The Three Elements of Health: Nutrition, Fitness, Lifestyle

It’s an unavoidable biological fact that there is a metabolic cost of weight loss. As we lose more weight, the less energy from food we need to sustain the mass of body that remains. Therefore, even though one may eat less, the metabolic cost will eventually catch up and the weight loss will plateau or even reverse. This is what happens when only one element of health is considered. Instead, if one were to include the element of fitness, energetic demands of the body will increase, so that plateau of weight loss hit when just considering diet will be avoided. It is also important to remember important lifestyle elements that benefit our health through social interactions. Being healthy doesn’t have to mean cutting out social drinking or no longer going to restaurants with friends and family. Social connection and relationships are vital to one’s mental health and should not be sacrificed for the sake of clean eating or a gym obsession. This would not be sustainable. A person cannot achieve their picture of desired health or physique by isolating a single health component. A seed cannot evolve into a fruit-bearing tree by only consuming water. It also needs sunlight and CO2. This is just one example to express the complex interplay between all components of health and the importance of a simplified and integrated approach to health improvement.

Most importantly, set yourself up for success. Taking on too many goals is unrealistic. Start slow and work your way up. Many of us know what we need to do to reach our optimal health goal, but we cannot expect to do it all at once. Telling yourself ‘I’m going to cut out sweets, stick to one drink per week, eat salads daily for lunch, go to the gym daily, get to bed by 9:30pm, and cut out red-meat’ all at once is setting yourself up for failure. Also, it’s okay to have moderate amounts of “unhealthy” habits in life for the sake of pleasure. If you and your friends have a weekly ritual of hunting for the best burger in town, maybe cutting out red-meat isn’t right for you. So many people make the mistake of trying to change it all at once right from the start, then fail, then take a six-month break falling back into old habits until the next phase of self-deprecation from poor health choices drives them to try again. Why does this pattern occur and how do we break the cycle?

A seed does not absorb 10,000 gallons of water, 75 years of sunlight exposure, and an equal timeframe of air exposure based on a singular decision that it wants to become a 50-foot tree that provides fresh fruit every spring season. The seed must learn how to survive in the environment, share and spare its resources, hunker down for the winter season, weather terrible storms, avoid strikes of lightning, stand strong in the wind, and so forth. Humans, too, must learn to adjust to the environment, pool and spare their resources (namely time and energy), and overcome challenging seasons of busy schedules, life events, and social demands that makes health seemingly challenging to attain. The truth is, achieving better health is as natural as a seed becoming a tree. We just have to approach it with the right mindset, perspective, and strategy.

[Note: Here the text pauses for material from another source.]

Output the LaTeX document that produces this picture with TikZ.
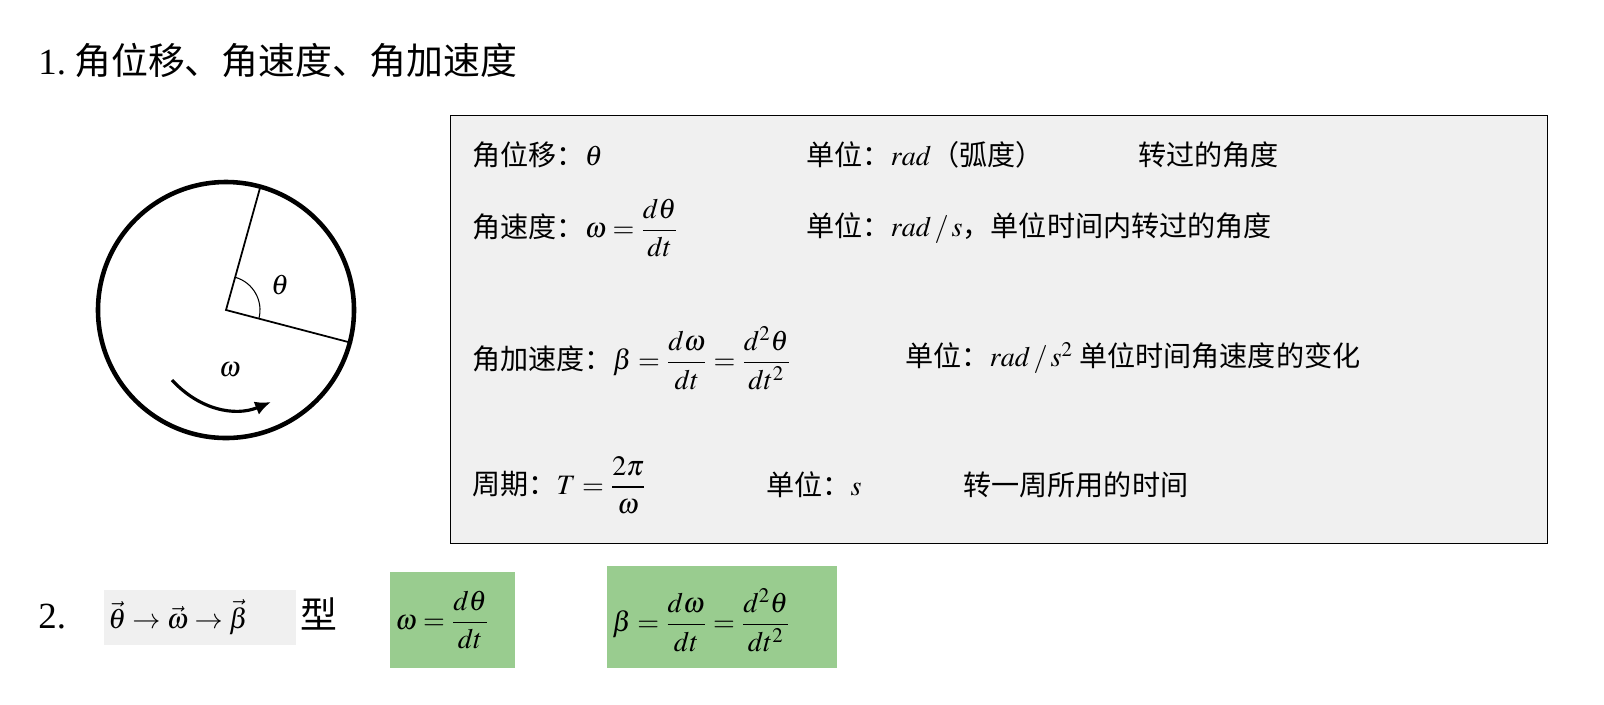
\documentclass[tikz,border=0pt]{standalone}
\usepackage{amsmath}
\usepackage{fontspec}
\usepackage{mathptmx}
\setmainfont{Liberation Serif}
\newfontfamily\cjk{Noto Sans CJK SC}
\usetikzlibrary{arrows.meta}
\definecolor{boxgray}{RGB}{240,240,240}
\definecolor{formgreen}{RGB}{153,204,143}
\begin{document}
\begin{tikzpicture}[x=0.02cm,y=-0.02cm]
		\useasboundingbox (0,0) rectangle (1604,704);
		\tikzset{txt/.style={anchor=west, inner sep=0pt, font=\fontsize{16}{19}\selectfont\cjk}}
		
		% Title
		\node[txt, font=\fontsize{21}{25}\selectfont\cjk] (title) at (38,60) {{\rmfamily 1.}\ 角位移、角速度、角加速度};
		
		% Wheel
		\coordinate (o) at (226,310);
		\draw[line width=2.6pt] (o) circle (128);
		\coordinate (p) at (260,188);
		\coordinate (q) at (352,343);
		\draw[line width=1pt] (p) -- (o) -- (q);
		\draw[line width=0.6pt] (o) ++(14.7:34) arc[start angle=14.7, end angle=-74.4, radius=34];
		\node[font=\fontsize{16}{19}\selectfont] (theta) at (280,285) {$\theta$};
		\draw[line width=1.8pt, -{Latex[length=9pt,width=8pt]}] (172,380) to[bend right=35] (271,402);
		\node[font=\fontsize{16}{19}\selectfont] (omega) at (230,370) {$\omega$};
		
		% Formula box
		\node[draw=black, thick, fill=boxgray, minimum width=1097*0.02cm, minimum height=428*0.02cm, anchor=north west] (box) at (450,115) {};
		\node[txt] (r1a) at (472,155) {角位移：$\theta$};
		\node[txt] (r1b) at (806,155) {单位：$rad$（弧度）};
		\node[txt] (r1c) at (1138,155) {转过的角度};
		\node[txt] (r2a) at (472,228) {角速度：$\omega=\dfrac{d\theta}{dt}$};
		\node[txt] (r2b) at (806,228) {单位：$rad\,/\,s$，单位时间内转过的角度};
		\node[txt] (r3a) at (472,358) {角加速度：$\beta=\dfrac{d\omega}{dt}=\dfrac{d^2\theta}{dt^2}$};
		\node[txt] (r3b) at (905,358) {单位：$rad\,/\,s^2$ 单位时间角速度的变化};
		\node[txt] (r4a) at (472,485) {周期：$T=\dfrac{2\pi}{\omega}$};
		\node[txt] (r4b) at (766,485) {单位：$s$};
		\node[txt] (r4c) at (963,485) {转一周所用的时间};
		
		% Second part
		\node[txt, font=\fontsize{21}{25}\selectfont] (two) at (38,617) {2.};
		\fill[boxgray] (104,590) rectangle (296,645);
		\node[txt] (chain) at (108,617) {$\vec{\theta}\rightarrow\vec{\omega}\rightarrow\vec{\beta}$};
		\node[txt, font=\fontsize{21}{25}\selectfont\cjk] (xing) at (300,614) {型};
		\fill[formgreen] (390,572) rectangle (515,668);
		\node[txt] (g1) at (395,620) {$\omega=\dfrac{d\theta}{dt}$};
		\fill[formgreen] (607,566) rectangle (837,668);
		\node[txt] (g2) at (612,620) {$\beta=\dfrac{d\omega}{dt}=\dfrac{d^2\theta}{dt^2}$};
\end{tikzpicture}
\end{document}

Rather than turning on the fire hose and trying to douse our seeds of desire for better health with 10,000 gallons of water all at once underneath a billion-watt lightbulb, we have to let the rainfall and sunlight steadily nourish. To reach that desired health outcome, small inputs of nutritional improvement, physical activity, and lifestyle behaviors accumulated steadily over the years as curated habits, fit for the individual, will garner the best results. It takes patient, systematic change. And remember, health practices are built into our lives and not the other way around. Select strategies that meet you at your current state, align with your unique physiological and social needs, and are, therefore, sustainable by design. Don’t be afraid of starting at square one. Shift the mindset and commit to the journey. There is tremendous beauty in the path toward a life full of vitality, functionality, and longevity.